Why would anyone turn over a modest size dataset to an arbitrary black-box algorithm? Why not engage in some actual data analysis? Plot your data, examine it for outliers, clusters, nonlinearity, heteroskedasticity, etc. Fix the features that can affect your model: re-express, set aside or correct outliers. then fit a simpler model. Along the way you may find that a stray point or unexpected grouping is meaningful and thereby learn more than any blind fit could tell you.
Downsides to this approach:
1) You must THINK
2) You must take responsibility for what you do–you can’t “blame the computer”
3) You might conclude that there is no plausible model “good enough” to meet your needs
4) You shouldn’t believe related hypothesis tests–especially if they are just barely significant– because you have been messing in the data. But you shouldn’t have believed them anyway since you couldn’t form a null hypothesis when you had no model to begin with–and data analysis is not (or should not be) about testing anyway.
Upsides to this approach:
1) You are much more likely to understand your data and any phenomena behind them
2) You are much more likely to find a simple model (and Occam’s razor says that’s more likely to scientifically useful)

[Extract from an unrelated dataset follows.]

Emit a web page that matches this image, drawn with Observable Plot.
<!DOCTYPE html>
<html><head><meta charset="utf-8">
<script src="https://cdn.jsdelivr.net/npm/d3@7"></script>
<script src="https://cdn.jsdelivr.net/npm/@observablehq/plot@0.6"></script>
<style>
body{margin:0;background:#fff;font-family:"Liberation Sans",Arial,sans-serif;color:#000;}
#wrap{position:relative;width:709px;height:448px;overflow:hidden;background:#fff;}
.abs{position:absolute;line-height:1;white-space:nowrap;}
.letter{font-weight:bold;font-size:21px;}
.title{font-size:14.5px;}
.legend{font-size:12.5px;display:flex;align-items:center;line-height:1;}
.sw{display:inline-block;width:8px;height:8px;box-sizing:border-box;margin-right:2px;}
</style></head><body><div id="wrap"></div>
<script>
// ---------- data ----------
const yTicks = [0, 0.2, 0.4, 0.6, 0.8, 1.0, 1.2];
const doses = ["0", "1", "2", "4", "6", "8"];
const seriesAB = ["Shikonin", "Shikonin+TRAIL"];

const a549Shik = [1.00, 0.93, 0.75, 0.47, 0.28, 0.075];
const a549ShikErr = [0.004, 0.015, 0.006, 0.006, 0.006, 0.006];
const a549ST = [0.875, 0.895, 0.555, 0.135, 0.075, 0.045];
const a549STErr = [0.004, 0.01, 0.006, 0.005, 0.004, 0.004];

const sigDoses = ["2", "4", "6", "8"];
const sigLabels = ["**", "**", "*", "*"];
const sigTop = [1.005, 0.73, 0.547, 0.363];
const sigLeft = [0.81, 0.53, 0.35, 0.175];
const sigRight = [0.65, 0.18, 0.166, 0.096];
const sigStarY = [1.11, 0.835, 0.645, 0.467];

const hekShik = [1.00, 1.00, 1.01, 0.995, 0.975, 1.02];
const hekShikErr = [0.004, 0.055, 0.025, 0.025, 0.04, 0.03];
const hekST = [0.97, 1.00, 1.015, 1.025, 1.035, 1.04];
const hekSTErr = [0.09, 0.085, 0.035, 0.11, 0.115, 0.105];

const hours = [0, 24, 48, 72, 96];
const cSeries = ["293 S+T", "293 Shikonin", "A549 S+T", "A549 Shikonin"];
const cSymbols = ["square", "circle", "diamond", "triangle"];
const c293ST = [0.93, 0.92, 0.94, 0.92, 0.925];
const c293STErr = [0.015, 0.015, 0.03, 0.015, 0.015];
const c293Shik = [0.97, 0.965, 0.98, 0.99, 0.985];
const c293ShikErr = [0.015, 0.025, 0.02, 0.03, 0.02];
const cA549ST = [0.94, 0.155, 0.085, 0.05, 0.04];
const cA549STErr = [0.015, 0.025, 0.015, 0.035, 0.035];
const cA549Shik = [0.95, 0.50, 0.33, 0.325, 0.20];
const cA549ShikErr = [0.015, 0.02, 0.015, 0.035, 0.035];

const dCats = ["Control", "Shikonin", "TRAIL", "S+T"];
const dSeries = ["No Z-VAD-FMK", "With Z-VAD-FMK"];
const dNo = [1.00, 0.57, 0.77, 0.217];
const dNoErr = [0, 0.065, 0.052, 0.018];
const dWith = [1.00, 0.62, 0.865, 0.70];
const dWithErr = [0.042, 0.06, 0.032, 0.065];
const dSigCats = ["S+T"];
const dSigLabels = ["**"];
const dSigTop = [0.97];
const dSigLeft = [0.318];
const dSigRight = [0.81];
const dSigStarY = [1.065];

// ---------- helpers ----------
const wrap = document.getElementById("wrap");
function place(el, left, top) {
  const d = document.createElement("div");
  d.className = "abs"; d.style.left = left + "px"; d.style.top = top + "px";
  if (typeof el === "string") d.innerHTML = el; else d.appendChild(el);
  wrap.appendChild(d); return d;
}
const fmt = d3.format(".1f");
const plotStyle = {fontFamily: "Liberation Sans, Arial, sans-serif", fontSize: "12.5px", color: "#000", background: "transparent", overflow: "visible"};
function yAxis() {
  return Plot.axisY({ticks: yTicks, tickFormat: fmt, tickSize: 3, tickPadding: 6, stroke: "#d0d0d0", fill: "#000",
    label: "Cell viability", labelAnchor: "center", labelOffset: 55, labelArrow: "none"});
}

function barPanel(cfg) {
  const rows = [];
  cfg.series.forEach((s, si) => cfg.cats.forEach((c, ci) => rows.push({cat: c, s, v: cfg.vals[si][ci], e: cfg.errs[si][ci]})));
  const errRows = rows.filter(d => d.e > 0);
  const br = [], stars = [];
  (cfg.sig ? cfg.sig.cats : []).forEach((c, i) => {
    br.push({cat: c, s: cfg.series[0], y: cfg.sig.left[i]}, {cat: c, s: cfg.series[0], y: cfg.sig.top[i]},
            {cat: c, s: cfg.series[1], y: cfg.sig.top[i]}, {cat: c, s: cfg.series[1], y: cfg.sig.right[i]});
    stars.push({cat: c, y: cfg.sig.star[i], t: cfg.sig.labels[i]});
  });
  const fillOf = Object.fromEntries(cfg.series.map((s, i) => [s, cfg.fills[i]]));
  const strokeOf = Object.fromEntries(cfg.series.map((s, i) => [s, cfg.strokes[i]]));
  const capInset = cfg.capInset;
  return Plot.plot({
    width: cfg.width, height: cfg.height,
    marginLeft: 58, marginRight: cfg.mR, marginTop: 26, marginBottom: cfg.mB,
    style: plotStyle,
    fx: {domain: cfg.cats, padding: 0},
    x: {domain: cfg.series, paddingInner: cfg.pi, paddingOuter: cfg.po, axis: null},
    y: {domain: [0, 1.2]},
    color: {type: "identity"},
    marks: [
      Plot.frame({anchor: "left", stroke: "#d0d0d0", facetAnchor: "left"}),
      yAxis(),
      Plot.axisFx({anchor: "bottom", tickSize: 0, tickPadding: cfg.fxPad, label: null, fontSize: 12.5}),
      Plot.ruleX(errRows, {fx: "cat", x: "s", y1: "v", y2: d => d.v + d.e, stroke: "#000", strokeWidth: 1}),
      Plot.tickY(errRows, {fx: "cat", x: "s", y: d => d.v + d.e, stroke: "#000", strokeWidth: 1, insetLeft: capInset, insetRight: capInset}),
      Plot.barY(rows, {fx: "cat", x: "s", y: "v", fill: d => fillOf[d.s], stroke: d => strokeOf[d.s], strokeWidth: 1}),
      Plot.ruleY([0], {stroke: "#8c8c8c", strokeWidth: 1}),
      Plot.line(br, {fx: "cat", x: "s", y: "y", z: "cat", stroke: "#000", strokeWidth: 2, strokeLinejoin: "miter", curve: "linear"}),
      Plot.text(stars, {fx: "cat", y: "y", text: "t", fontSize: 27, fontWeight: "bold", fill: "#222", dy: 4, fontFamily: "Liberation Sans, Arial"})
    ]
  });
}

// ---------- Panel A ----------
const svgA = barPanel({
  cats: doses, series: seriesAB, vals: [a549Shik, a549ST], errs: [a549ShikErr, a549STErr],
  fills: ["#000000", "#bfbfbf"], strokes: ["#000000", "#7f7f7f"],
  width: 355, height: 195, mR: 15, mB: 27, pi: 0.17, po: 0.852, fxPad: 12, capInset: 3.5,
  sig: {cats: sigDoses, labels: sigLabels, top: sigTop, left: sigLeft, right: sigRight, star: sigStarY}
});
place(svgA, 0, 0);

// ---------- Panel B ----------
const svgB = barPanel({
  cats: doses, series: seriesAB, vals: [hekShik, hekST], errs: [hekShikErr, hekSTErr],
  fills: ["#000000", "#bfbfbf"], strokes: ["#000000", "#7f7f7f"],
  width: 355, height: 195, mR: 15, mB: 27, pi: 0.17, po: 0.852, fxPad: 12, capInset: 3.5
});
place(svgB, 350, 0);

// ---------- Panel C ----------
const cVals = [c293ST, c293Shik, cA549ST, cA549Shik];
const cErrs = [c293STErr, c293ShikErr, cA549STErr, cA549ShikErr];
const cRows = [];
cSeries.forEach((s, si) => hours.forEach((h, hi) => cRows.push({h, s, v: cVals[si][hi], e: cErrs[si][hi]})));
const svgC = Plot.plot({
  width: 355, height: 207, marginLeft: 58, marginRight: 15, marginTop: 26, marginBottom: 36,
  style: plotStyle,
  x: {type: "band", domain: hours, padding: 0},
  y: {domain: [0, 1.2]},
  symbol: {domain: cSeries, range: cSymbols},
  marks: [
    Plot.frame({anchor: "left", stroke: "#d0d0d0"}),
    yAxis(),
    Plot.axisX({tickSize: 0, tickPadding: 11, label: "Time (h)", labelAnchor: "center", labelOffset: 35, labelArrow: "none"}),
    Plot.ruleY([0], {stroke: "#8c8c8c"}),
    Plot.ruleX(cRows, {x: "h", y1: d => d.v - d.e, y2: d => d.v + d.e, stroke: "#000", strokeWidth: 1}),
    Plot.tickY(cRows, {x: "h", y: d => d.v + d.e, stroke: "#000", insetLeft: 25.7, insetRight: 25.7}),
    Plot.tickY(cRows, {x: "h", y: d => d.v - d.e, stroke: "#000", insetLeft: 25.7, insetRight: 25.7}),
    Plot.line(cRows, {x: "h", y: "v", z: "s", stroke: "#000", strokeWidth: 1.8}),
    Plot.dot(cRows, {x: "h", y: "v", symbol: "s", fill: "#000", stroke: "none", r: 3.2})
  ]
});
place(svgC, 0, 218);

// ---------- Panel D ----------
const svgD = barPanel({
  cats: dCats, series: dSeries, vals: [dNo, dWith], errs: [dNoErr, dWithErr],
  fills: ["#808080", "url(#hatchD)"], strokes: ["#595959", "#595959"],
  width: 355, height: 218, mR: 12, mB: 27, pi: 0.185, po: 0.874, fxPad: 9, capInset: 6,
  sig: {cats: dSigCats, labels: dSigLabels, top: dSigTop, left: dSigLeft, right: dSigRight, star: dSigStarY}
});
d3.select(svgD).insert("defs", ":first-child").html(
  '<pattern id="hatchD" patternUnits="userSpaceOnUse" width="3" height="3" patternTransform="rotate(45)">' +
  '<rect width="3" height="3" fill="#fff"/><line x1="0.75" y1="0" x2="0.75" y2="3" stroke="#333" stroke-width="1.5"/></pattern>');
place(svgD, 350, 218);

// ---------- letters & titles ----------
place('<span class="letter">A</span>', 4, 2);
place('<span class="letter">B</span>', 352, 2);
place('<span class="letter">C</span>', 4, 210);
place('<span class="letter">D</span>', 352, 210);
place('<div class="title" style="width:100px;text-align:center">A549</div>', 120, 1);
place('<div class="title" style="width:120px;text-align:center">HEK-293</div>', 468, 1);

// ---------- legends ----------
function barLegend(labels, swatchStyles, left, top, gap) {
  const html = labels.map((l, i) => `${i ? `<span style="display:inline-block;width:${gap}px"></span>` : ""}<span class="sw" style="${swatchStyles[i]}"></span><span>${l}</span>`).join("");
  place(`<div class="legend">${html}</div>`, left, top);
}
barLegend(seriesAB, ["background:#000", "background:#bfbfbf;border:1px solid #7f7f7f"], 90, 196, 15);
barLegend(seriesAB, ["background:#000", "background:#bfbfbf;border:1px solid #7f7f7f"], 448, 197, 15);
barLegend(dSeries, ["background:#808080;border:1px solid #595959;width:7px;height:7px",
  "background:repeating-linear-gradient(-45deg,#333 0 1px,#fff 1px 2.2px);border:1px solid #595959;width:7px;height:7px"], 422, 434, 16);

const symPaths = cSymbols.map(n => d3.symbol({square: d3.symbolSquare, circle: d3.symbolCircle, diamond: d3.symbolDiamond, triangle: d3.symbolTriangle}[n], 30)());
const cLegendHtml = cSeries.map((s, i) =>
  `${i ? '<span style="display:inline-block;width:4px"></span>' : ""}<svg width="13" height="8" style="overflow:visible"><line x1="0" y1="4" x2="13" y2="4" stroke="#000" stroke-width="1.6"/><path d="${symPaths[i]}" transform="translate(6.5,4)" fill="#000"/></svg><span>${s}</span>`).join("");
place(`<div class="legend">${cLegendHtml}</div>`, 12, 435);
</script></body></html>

3) You may discover the unexpected in your data (and, as Tukey says, you should expect that)
Sure, most papers in this direction absolutely do the type of analysis you describe. The idea of fitting the sparse models is that they may give you something on top, which you weren’t going to find in your manual analysis because they cover such a broad range of features.
But at the end of the day, the true success stories in this respect are rather rare.

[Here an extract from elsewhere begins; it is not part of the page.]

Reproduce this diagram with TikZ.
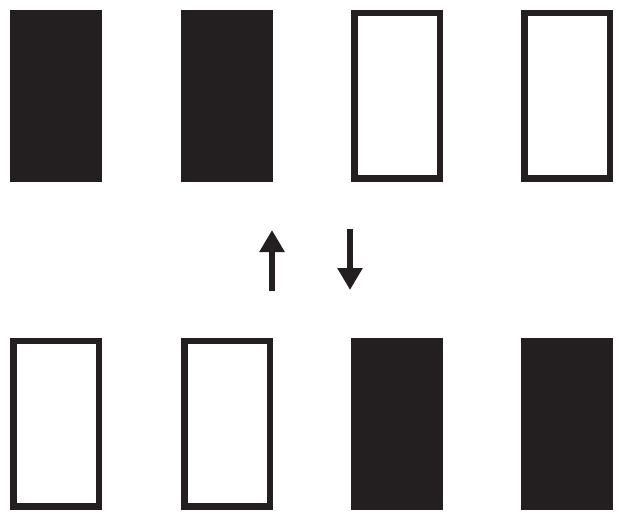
\documentclass[tikz,border=0pt]{standalone}
\usetikzlibrary{arrows.meta}
\definecolor{ink}{HTML}{231F20}
\tikzset{
  card/.style={draw=ink, line width=6.5pt, minimum width=85.5pt, minimum height=165.5pt, inner sep=0pt},
  fullcard/.style={card, fill=ink},
  flip/.style={draw=ink, line width=6pt, -{Triangle[width=24pt,length=22pt]}}
}
\begin{document}
\begin{tikzpicture}[x=1pt,y=-1pt]
\useasboundingbox (0,0) rectangle (623,521);
% top row
\node[fullcard] (top1) at (56,96) {};
\node[fullcard] (top2) at (227,96) {};
\node[card] (top3) at (397,96) {};
\node[card] (top4) at (567,96) {};
% bottom row
\node[card] (bot1) at (56,423.5) {};
\node[card] (bot2) at (227,423.5) {};
\node[fullcard] (bot3) at (397,423.5) {};
\node[fullcard] (bot4) at (567,423.5) {};
% arrows
\coordinate (upfoot) at (272,291);
\coordinate (uptip) at (272,230);
\coordinate (downfoot) at (350,229);
\coordinate (downtip) at (350,290);
\draw[flip] (upfoot) -- (uptip);
\draw[flip] (downfoot) -- (downtip);
\end{tikzpicture}
\end{document}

Beware complexity, all that is complex does not glitter.
Or give into the delight and mystery of the complex.
You choice ;-)
Coming from a computational chemistry background, i find that most of the work you describe had typically a large number of researcher degree of freedom.
They tune the knobs, choose the basis sets or the intermediate functions appropriately to get good predictive value.
But that gets a publication but typically poor out of sample prediction. Those things just don’t scale to the larger context.
Of course, everyone is doing it and the publication machine chugs along merrily. :)
As Keith already said, a key issue here is what is meant by interpretability. Any interpretation that implies that x1 with estimated nonzero coefficient “has an effect” (thought of a causal?) whereas x2 with estimated zero coefficient doesn’t is not granted (this is an issue with any regression though). And of course with 10-50 observations and all kinds of correlation between predictors that obviously comes in when deriving more predictors from those you already have, results will be hugely unstable.